Irony in Mark


Pastor Kim Riddlebarger discusses the irony we find in the Gospel of Mark:

The irony here is important to understand because this proves Jesus’ point made back in the previous verses of chapter 7. The biblical distinction between clean and unclean has to do with the condition of the sinful human heart (which renders all people, Jew and Gentile alike, unclean), and not with the faulty conception held by the Pharisees that righteousness is a matter of what we eat and drink and how we wash our hands. Throughout the cities of Tyre and Sidon and the region of the Decapolis there are pagan and godless Gentiles–people whom the Pharisees and teachers of the law regarded as unclean and therefore beneath contempt. A number of these people come to faith in Jesus, who is Israel’s Messiah and yet who is hated by many of those he came to save. Again, we miss much in Mark’s gospel if we fail to see that the irony throughout this gospel is both thick and intentional. 

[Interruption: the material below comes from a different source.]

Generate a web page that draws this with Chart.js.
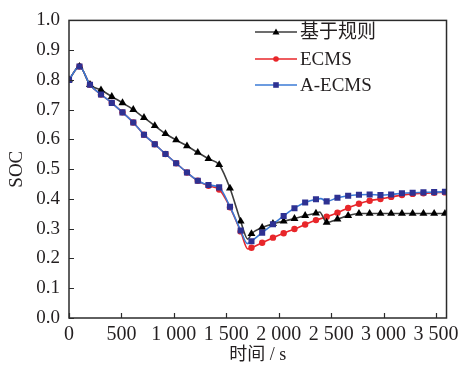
<!DOCTYPE html>
<html>
<head>
<meta charset="utf-8">
<script src="https://cdn.jsdelivr.net/npm/chart.js@4.4.0/dist/chart.umd.min.js"></script>
<style>
  html, body { margin: 0; padding: 0; background: #fff; }
</style>
</head>
<body>
<canvas id="socChart" width="464" height="367"></canvas>
<script>
// Marker positions (s) shared by all three curves
const markerTimes = [0, 100, 200, 305, 408, 510, 613, 715, 818, 920, 1022, 1125, 1228, 1330, 1432,
    1535, 1637, 1740, 1842, 1945, 2047, 2150, 2252, 2355, 2457, 2560, 2662, 2765, 2867, 2970,
    3072, 3175, 3277, 3380, 3482, 3585];

// 基于规则 (rule based)
const ruleTimes = [0, 100, 200, 305, 408, 510, 613, 715, 818, 920, 1022, 1125, 1228, 1330, 1432,
    1535, 1637, 1705, 1740, 1842, 1945, 2047, 2150, 2252, 2355, 2390, 2457, 2560, 2662, 2765, 2867, 2970,
    3072, 3175, 3277, 3380, 3482, 3585];
const ruleSoc = [0.80, 0.845, 0.784, 0.766, 0.744, 0.723, 0.700, 0.673, 0.646, 0.619, 0.598, 0.578, 0.556, 0.535, 0.515,
    0.436, 0.325, 0.265, 0.283, 0.304, 0.317, 0.325, 0.334, 0.344, 0.352, 0.356, 0.321, 0.332, 0.344, 0.351, 0.351, 0.351,
    0.351, 0.351, 0.351, 0.351, 0.351, 0.351];

// ECMS
const ecmsTimes = [0, 100, 200, 305, 408, 510, 613, 715, 818, 920, 1022, 1125, 1228, 1330, 1432,
    1535, 1637, 1705, 1740, 1842, 1945, 2047, 2150, 2252, 2355, 2457, 2560, 2662, 2765, 2867, 2970,
    3072, 3175, 3277, 3380, 3482, 3585];
const ecmsSoc = [0.80, 0.845, 0.784, 0.751, 0.723, 0.691, 0.657, 0.616, 0.584, 0.551, 0.520, 0.489, 0.461, 0.444, 0.432,
    0.372, 0.291, 0.232, 0.236, 0.253, 0.270, 0.285, 0.299, 0.314, 0.329, 0.340, 0.354, 0.370, 0.384, 0.394, 0.400,
    0.407, 0.413, 0.417, 0.419, 0.421, 0.422];

// A-ECMS
const aecmsTimes = [0, 100, 200, 305, 408, 510, 613, 715, 818, 920, 1022, 1125, 1228, 1330, 1432,
    1535, 1637, 1700, 1740, 1842, 1945, 2047, 2150, 2252, 2355, 2400, 2457, 2560, 2662, 2765, 2867, 2970,
    3072, 3175, 3277, 3380, 3482, 3585];
const aecmsSoc = [0.80, 0.845, 0.784, 0.751, 0.723, 0.691, 0.657, 0.616, 0.584, 0.551, 0.520, 0.489, 0.461, 0.447, 0.439,
    0.374, 0.294, 0.250, 0.258, 0.287, 0.315, 0.343, 0.369, 0.388, 0.399, 0.401, 0.392, 0.404, 0.411, 0.414, 0.415, 0.413,
    0.415, 0.419, 0.421, 0.422, 0.423, 0.424];

const xTickValues = [0, 500, 1000, 1500, 2000, 2500, 3000, 3500];
const yTickValues = [0, 0.1, 0.2, 0.3, 0.4, 0.5, 0.6, 0.7, 0.8, 0.9, 1.0];

const serif = "'Liberation Serif', 'Times New Roman', 'Noto Sans CJK SC', serif";
const textColor = '#231f20';

function toPoints(times, values) {
    return times.map((t, i) => ({ x: t, y: values[i] }));
}

// only show markers at the sampled marker times
function markerRadius(r) {
    return ctx => markerTimes.includes(ctx.raw.x) ? r : 0;
}

function formatThousands(v) {
    const s = String(v);
    if (s.length <= 3) return s;
    return s.slice(0, s.length - 3) + ' ' + s.slice(s.length - 3);
}

const series = [
    { label: '基于规则', data: toPoints(ruleTimes, ruleSoc), line: '#3d3d3d', mark: '#000000', style: 'triangle', r: 4.6, order: 1 },
    { label: 'ECMS', data: toPoints(ecmsTimes, ecmsSoc), line: '#e8262a', mark: '#e8262a', style: 'circle', r: 3.2, order: 2 },
    { label: 'A-ECMS', data: toPoints(aecmsTimes, aecmsSoc), line: '#3b7bd6', mark: '#2e3192', style: 'rect', r: 4.3, order: 0 }
];

// frame, inward ticks and legend
const decorations = {
    id: 'decorations',
    afterDraw(chart) {
        const ctx = chart.ctx;
        const area = chart.chartArea;
        const xs = chart.scales.x;
        const ys = chart.scales.y;
        ctx.save();
        ctx.strokeStyle = '#2b2b2b';
        ctx.lineWidth = 1.5;
        ctx.strokeRect(area.left, area.top, area.right - area.left, area.bottom - area.top);
        ctx.lineWidth = 1.2;
        ctx.beginPath();
        yTickValues.forEach(v => {
            const py = Math.round(ys.getPixelForValue(v)) + 0.5;
            ctx.moveTo(area.left, py);
            ctx.lineTo(area.left + 5, py);
        });
        xTickValues.forEach(v => {
            const px = Math.round(xs.getPixelForValue(v)) + 0.5;
            ctx.moveTo(px, area.bottom);
            ctx.lineTo(px, area.bottom - 5);
        });
        ctx.stroke();

        // legend
        const lx0 = 255, lx1 = 297, rows = [32, 59, 85];
        ctx.font = '19px ' + serif;
        ctx.textBaseline = 'middle';
        ctx.textAlign = 'left';
        series.forEach((s, i) => {
            const y = rows[i];
            ctx.strokeStyle = s.line;
            ctx.lineWidth = 1.6;
            ctx.beginPath();
            ctx.moveTo(lx0, y);
            ctx.lineTo(lx1, y);
            ctx.stroke();
            ctx.fillStyle = s.mark;
            const mx = (lx0 + lx1) / 2;
            ctx.beginPath();
            if (s.style === 'triangle') {
                ctx.moveTo(mx, y - 3.5);
                ctx.lineTo(mx + 3.5, y + 2.5);
                ctx.lineTo(mx - 3.5, y + 2.5);
                ctx.closePath();
            } else if (s.style === 'circle') {
                ctx.arc(mx, y, 2.8, 0, Math.PI * 2);
            } else {
                ctx.rect(mx - 2.8, y - 2.8, 5.6, 5.6);
            }
            ctx.fill();
            ctx.fillStyle = textColor;
            ctx.fillText(s.label, lx1 + 3, y + 1);
        });
        ctx.restore();
    }
};

new Chart(document.getElementById('socChart').getContext('2d'), {
    type: 'line',
    data: {
        datasets: series.map(s => ({
            label: s.label,
            data: s.data,
            order: s.order,
            borderColor: s.line,
            borderWidth: 1.6,
            backgroundColor: s.mark,
            pointBackgroundColor: s.mark,
            pointBorderColor: s.mark,
            pointBorderWidth: 0,
            pointStyle: s.style,
            pointRadius: markerRadius(s.r),
            cubicInterpolationMode: 'monotone',
            fill: false
        }))
    },
    options: {
        responsive: false,
        animation: false,
        events: [],
        layout: { padding: { top: 13, right: 17, left: 0, bottom: 0 } },
        plugins: {
            legend: { display: false },
            tooltip: { enabled: false }
        },
        scales: {
            x: {
                type: 'linear',
                min: 0,
                max: 3600,
                grid: { display: false, drawTicks: false },
                border: { display: false },
                afterBuildTicks: scale => { scale.ticks = xTickValues.map(v => ({ value: v })); },
                afterFit: scale => { scale.height = 49; },
                ticks: {
                    autoSkip: false,
                    maxRotation: 0,
                    padding: 5,
                    color: textColor,
                    font: { family: serif, size: 20 },
                    callback: v => formatThousands(v)
                },
                title: {
                    display: true,
                    text: '时间 / s',
                    color: textColor,
                    font: { family: serif, size: 18 },
                    padding: { top: 0, bottom: 1 }
                }
            },
            y: {
                min: 0,
                max: 1,
                grid: { display: false, drawTicks: false },
                border: { display: false },
                afterBuildTicks: scale => { scale.ticks = yTickValues.map(v => ({ value: v })); },
                afterFit: scale => { scale.width = 69; },
                ticks: {
                    padding: 9,
                    color: textColor,
                    font: { family: serif, size: 19 },
                    callback: v => v.toFixed(1)
                },
                title: {
                    display: true,
                    text: 'SOC',
                    color: textColor,
                    font: { family: serif, size: 19 },
                    padding: { top: 6, bottom: 0 }
                }
            }
        }
    },
    plugins: [decorations]
});
</script>
</body>
</html>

Another thing we need to remember as we work our way through this “Gentile mission” section of Mark’s gospel is the unanswered question, “just who, exactly, is Jesus?” In the opening chapters of Mark, so far, we gotten the following answers to that question. His own family thinks he’s crazy. The people of his home town mock him as the carpenter and the son of Mary. The people of Israel are debating this matter. Some think Jesus is John the Baptist come back to life–Herod Antipas, king of Israel included. Some think he’s Elijah (probably the followers of John the Baptist). Others think he is one of the prophets, come back to life. Those who watched him feed 5000 people in the wilderness picked up on the messianic symbolism of that event and were trying to make Jesus king. The scribes, Pharisees and teachers of the law, hate Jesus and were already plotting to kill him. They’ve said that Jesus is demon-possessed, a sorcerer and a false teacher. And then there are the disciples, who, as Mark puts it in the previous chapter, are still hard of heart and just plain don’t get it. Amazingly, the only group so far to recognize Jesus are the demons who identify him as the Son of God–more irony! 

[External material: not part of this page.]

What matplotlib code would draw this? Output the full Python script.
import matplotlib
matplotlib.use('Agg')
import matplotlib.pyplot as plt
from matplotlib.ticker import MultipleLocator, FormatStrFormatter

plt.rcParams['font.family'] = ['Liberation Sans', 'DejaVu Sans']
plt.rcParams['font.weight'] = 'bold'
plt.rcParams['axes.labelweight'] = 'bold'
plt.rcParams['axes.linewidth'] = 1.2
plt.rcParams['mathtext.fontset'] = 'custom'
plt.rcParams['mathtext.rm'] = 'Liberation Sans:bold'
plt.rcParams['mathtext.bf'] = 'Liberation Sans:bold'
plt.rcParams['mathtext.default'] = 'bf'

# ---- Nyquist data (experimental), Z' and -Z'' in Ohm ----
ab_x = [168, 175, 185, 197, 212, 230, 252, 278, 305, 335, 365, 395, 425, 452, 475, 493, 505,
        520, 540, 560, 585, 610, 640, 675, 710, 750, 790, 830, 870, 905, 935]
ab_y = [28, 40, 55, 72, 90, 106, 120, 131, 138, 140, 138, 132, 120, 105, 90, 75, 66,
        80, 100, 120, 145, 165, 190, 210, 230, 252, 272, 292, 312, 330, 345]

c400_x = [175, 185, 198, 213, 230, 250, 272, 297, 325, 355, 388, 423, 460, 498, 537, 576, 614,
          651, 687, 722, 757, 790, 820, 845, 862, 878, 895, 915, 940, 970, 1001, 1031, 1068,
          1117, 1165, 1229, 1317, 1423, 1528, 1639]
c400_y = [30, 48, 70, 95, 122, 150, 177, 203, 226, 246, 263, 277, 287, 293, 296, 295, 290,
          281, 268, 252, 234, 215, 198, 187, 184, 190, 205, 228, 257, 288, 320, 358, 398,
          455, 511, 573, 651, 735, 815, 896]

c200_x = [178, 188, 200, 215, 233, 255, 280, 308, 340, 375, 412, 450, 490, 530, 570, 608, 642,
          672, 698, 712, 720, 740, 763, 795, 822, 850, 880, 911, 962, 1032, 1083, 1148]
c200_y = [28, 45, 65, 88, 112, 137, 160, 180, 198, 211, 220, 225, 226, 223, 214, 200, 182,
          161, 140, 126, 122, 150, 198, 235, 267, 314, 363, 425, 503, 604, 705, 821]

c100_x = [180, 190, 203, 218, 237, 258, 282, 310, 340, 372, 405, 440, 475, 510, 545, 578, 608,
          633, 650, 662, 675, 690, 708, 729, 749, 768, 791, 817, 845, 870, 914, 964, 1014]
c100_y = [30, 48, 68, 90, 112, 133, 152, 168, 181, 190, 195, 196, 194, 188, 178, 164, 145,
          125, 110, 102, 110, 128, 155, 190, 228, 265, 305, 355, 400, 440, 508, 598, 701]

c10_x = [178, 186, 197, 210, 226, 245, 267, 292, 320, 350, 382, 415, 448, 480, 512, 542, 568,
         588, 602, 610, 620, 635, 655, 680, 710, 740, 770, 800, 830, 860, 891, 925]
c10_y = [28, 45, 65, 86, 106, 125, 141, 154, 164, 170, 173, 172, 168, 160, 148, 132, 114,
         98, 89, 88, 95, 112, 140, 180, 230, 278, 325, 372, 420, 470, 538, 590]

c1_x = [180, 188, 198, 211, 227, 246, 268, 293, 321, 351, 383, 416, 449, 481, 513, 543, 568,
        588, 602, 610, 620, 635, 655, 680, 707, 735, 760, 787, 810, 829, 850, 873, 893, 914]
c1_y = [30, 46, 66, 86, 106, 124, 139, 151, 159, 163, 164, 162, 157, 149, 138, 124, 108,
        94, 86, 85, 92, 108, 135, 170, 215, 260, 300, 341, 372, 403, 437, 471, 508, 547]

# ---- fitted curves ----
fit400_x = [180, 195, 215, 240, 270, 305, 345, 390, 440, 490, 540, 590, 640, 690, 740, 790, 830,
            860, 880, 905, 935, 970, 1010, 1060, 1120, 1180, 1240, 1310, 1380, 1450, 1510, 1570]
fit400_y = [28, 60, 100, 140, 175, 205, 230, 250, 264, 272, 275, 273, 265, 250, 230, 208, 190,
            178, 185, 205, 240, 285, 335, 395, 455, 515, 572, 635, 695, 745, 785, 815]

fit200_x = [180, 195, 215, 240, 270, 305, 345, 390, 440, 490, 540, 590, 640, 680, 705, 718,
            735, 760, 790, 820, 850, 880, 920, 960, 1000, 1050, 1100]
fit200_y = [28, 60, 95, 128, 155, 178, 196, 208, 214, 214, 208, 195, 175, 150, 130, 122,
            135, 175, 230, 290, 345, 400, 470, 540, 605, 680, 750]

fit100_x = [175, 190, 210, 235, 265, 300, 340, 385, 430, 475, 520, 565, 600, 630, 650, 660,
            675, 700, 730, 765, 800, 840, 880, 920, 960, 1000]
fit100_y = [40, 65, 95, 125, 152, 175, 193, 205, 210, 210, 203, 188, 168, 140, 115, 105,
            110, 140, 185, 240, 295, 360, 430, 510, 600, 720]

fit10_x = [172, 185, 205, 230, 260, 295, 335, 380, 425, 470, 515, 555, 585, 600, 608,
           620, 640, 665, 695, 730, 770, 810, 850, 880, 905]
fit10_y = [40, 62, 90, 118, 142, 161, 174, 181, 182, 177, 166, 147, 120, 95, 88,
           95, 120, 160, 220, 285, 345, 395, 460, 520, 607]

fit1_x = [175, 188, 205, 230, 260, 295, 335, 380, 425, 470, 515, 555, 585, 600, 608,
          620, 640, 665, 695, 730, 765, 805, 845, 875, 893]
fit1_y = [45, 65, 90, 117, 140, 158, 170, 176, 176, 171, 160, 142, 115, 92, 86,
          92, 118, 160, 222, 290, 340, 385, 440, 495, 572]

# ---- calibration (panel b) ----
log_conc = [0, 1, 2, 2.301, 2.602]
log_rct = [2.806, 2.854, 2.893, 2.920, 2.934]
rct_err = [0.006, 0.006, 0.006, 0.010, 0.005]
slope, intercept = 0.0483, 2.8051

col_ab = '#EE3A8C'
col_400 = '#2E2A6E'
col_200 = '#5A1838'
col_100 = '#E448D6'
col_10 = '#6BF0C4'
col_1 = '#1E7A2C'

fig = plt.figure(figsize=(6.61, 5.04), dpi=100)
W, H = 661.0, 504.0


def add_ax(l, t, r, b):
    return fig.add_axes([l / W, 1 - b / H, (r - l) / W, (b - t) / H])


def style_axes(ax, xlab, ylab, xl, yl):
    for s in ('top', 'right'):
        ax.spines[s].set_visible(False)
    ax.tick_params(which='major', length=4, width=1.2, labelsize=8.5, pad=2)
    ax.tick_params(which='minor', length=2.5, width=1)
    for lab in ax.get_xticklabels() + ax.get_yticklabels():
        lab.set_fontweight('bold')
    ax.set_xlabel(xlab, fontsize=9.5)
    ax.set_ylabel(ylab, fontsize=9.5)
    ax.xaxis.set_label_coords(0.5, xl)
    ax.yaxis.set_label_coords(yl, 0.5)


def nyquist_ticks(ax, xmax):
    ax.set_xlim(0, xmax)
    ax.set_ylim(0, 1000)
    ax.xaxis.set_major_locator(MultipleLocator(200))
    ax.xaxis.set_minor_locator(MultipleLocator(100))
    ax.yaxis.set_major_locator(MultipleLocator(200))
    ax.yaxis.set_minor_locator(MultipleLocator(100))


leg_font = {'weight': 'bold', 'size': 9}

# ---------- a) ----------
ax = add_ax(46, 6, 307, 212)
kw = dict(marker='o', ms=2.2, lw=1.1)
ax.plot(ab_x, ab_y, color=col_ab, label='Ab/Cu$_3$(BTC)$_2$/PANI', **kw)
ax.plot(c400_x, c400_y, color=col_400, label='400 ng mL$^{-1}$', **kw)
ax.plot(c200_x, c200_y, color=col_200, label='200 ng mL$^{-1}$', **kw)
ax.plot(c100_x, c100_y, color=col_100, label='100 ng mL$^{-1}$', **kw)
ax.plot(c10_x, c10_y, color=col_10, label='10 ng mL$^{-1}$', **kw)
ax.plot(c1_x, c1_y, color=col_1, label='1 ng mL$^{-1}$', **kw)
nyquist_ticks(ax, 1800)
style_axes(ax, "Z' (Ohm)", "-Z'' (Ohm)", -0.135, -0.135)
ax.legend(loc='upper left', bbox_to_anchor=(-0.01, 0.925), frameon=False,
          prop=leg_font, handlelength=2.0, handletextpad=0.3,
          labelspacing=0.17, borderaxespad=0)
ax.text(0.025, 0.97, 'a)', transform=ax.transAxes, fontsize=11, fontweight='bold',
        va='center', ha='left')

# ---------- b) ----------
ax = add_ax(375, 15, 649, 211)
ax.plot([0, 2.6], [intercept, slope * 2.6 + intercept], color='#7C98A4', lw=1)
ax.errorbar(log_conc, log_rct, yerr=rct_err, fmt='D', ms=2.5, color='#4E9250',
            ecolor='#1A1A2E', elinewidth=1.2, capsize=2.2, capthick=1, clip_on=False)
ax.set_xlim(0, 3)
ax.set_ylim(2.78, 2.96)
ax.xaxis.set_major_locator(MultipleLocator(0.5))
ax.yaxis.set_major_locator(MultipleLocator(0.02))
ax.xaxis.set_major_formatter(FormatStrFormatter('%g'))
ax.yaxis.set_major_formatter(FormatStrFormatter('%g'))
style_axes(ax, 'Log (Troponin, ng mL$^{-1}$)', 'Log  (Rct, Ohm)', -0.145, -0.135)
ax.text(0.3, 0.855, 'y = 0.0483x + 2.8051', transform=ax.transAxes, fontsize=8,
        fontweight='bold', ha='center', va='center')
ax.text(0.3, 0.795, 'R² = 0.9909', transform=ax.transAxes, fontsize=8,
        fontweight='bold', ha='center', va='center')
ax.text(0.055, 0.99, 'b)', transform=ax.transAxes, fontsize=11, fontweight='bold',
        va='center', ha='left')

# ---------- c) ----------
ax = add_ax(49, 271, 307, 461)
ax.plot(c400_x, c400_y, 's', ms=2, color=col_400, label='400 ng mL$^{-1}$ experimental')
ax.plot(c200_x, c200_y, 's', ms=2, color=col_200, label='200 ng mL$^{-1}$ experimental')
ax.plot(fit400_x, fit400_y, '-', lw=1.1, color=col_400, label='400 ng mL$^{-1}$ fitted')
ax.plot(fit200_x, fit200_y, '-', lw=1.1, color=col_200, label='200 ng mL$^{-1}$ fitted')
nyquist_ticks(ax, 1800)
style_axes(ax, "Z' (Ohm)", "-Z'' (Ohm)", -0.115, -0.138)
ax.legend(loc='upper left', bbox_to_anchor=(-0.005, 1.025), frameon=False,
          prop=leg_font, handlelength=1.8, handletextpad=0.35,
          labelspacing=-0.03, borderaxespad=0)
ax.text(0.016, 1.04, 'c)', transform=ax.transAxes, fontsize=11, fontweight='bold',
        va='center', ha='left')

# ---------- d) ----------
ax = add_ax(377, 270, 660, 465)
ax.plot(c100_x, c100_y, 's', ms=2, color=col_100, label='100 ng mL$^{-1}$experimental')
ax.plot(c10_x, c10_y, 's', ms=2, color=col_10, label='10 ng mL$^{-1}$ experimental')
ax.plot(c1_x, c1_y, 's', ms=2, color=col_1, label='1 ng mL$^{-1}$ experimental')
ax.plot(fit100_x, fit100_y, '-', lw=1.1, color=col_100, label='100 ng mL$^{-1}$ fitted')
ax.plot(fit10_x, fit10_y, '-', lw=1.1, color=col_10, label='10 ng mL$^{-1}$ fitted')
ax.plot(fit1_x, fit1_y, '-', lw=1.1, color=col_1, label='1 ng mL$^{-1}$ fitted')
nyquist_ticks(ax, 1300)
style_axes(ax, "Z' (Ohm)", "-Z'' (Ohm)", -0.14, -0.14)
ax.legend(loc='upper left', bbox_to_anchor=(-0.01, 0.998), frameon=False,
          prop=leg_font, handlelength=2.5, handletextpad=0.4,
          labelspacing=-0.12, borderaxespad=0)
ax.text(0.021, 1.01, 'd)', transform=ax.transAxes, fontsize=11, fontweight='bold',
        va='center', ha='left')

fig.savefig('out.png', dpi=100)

So, in light of all of this, Jesus will leave Israel for a time for a number of unspecified reasons. But yet there are some good guesses as to why Jesus would do this, considering everything which has gone on so far. Leaving the area would certainly allow the messianic speculation and the tension with the Jewish religious leaders to die down–Jesus knows that his hour has not yet come. From what we can gather from Mark’s “nothing but the facts” description, Jesus will also use this time away from the crowds and on-lookers to rest, regain his strength and to pray. And then there is the most important reason, Jesus will use this time to fulfill messianic prophecy and preach the gospel to the Gentiles–a light will dawn in distant islands.